▸ **DATA SHOWN**:
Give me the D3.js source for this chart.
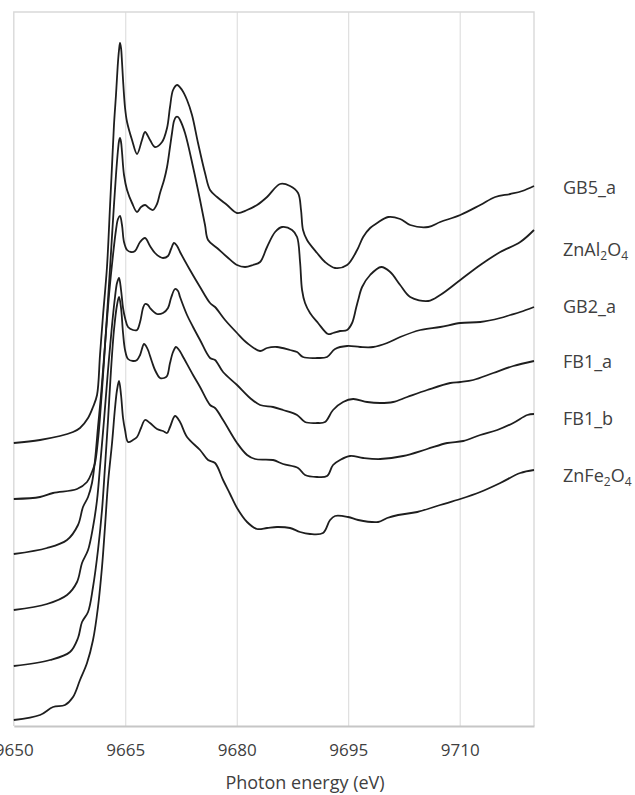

* * *

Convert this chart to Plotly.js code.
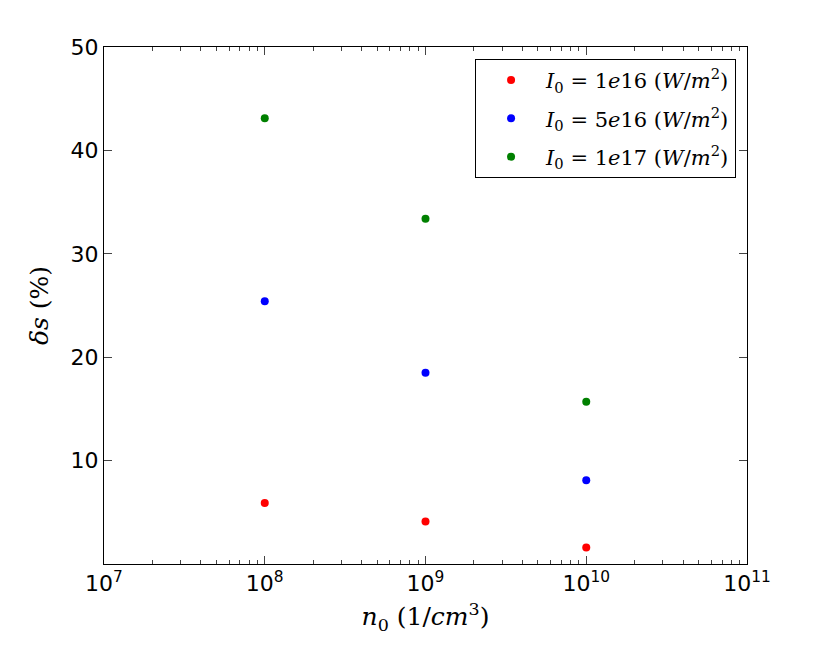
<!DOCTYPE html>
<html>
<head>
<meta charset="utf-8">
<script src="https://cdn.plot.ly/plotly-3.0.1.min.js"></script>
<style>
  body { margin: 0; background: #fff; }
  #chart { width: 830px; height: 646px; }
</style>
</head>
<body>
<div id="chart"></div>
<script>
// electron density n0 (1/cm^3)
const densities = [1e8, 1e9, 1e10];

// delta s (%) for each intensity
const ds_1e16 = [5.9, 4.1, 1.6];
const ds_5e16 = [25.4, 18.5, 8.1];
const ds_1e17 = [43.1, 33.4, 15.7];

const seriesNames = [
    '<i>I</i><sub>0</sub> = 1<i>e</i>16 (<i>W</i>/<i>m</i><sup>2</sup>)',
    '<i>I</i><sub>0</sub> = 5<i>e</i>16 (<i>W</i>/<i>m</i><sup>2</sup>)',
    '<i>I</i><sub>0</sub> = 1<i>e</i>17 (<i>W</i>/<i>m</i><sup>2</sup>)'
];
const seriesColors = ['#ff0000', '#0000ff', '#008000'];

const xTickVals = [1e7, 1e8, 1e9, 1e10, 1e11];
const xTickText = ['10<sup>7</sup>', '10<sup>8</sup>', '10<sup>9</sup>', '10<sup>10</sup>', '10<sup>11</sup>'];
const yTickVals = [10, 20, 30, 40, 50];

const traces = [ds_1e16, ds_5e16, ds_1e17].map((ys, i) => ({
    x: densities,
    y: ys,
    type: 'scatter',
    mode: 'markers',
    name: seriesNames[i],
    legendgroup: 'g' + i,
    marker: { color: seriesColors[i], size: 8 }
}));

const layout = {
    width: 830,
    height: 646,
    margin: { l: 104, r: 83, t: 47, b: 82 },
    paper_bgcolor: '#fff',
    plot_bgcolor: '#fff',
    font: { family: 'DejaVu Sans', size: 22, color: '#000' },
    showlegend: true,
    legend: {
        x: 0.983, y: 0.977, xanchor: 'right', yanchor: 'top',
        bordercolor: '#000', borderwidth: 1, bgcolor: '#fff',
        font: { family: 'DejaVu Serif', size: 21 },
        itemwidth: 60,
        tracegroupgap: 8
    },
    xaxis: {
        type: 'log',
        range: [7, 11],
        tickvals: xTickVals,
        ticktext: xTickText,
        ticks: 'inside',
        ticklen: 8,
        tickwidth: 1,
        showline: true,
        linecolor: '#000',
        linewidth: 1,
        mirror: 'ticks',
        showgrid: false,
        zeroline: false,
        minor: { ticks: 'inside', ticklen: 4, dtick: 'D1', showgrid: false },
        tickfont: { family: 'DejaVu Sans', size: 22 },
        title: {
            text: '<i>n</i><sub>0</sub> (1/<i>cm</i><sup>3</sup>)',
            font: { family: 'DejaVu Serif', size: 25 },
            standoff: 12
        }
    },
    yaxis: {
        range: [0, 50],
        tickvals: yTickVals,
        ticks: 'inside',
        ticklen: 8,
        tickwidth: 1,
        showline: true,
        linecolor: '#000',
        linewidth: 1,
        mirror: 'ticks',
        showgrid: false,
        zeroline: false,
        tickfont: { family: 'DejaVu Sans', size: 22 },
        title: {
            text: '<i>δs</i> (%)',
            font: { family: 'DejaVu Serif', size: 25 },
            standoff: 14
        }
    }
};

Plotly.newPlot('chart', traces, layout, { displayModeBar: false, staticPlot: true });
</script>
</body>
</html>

...

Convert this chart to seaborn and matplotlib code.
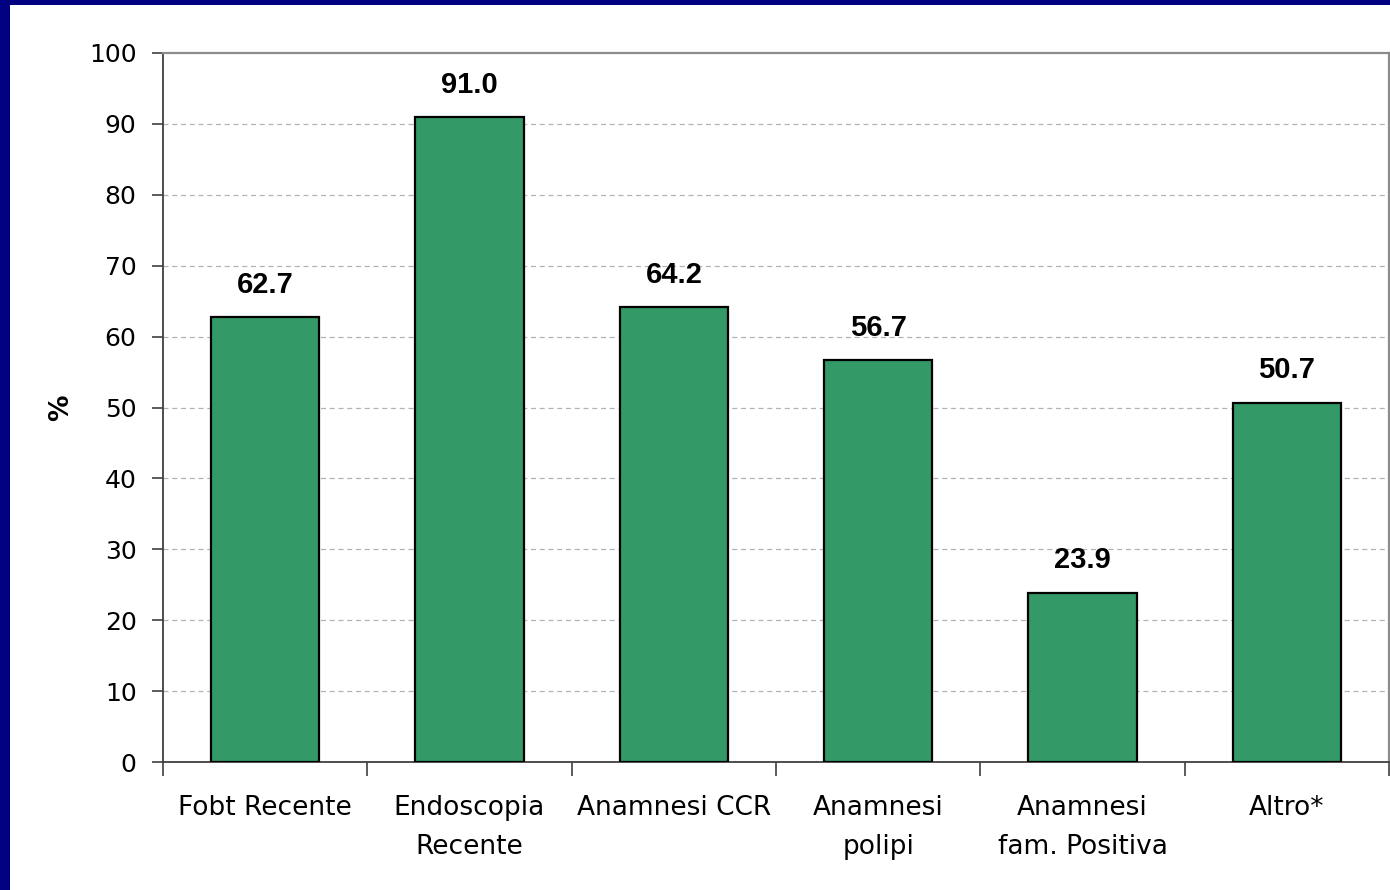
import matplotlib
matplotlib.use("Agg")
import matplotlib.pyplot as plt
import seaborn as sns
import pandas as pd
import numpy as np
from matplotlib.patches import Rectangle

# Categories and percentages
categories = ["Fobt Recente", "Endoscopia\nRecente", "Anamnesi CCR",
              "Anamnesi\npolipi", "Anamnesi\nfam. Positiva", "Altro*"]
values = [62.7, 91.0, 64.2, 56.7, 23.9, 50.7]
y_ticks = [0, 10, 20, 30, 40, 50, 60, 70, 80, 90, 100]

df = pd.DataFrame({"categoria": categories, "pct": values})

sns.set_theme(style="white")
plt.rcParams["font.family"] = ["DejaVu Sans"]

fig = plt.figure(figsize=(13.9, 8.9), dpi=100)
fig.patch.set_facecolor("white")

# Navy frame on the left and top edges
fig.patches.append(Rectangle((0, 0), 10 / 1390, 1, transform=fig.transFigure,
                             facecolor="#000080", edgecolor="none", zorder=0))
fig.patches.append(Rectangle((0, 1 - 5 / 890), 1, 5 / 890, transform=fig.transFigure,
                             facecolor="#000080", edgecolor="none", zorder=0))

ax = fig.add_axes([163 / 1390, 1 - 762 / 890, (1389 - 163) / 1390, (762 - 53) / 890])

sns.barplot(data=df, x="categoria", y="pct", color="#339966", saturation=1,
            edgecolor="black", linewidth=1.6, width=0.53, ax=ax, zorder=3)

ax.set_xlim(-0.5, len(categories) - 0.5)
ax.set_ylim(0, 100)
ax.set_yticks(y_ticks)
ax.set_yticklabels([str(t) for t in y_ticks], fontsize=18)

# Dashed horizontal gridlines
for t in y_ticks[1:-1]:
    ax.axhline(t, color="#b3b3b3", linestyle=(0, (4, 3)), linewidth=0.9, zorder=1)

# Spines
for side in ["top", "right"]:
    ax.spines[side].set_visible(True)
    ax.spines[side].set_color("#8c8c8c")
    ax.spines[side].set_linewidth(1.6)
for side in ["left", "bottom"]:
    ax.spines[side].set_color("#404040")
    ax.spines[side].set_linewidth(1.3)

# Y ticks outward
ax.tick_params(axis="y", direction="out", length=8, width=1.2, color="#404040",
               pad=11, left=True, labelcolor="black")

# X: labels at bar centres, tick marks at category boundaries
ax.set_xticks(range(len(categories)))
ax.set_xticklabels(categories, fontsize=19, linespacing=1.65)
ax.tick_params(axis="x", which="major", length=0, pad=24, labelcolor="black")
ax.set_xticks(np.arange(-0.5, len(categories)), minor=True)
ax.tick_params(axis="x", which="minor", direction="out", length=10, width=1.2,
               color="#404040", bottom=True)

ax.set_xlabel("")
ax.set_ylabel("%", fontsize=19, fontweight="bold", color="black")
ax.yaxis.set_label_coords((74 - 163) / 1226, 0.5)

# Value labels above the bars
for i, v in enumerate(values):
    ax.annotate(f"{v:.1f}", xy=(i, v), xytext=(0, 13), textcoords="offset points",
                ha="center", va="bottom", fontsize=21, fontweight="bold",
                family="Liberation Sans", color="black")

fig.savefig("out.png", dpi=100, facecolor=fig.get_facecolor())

▸ **THE PROBLEM**:
What lines above run from the one with "Convert this chart to seaborn" to the one with "from matplotlib.patches import Rectangle"? Give them again exactly, ends included, and leave the pictures out.

▸ **TASK SOLUTION**:
Convert this chart to seaborn and matplotlib code.
import matplotlib
matplotlib.use("Agg")
import matplotlib.pyplot as plt
import seaborn as sns
import pandas as pd
import numpy as np
from matplotlib.patches import Rectangle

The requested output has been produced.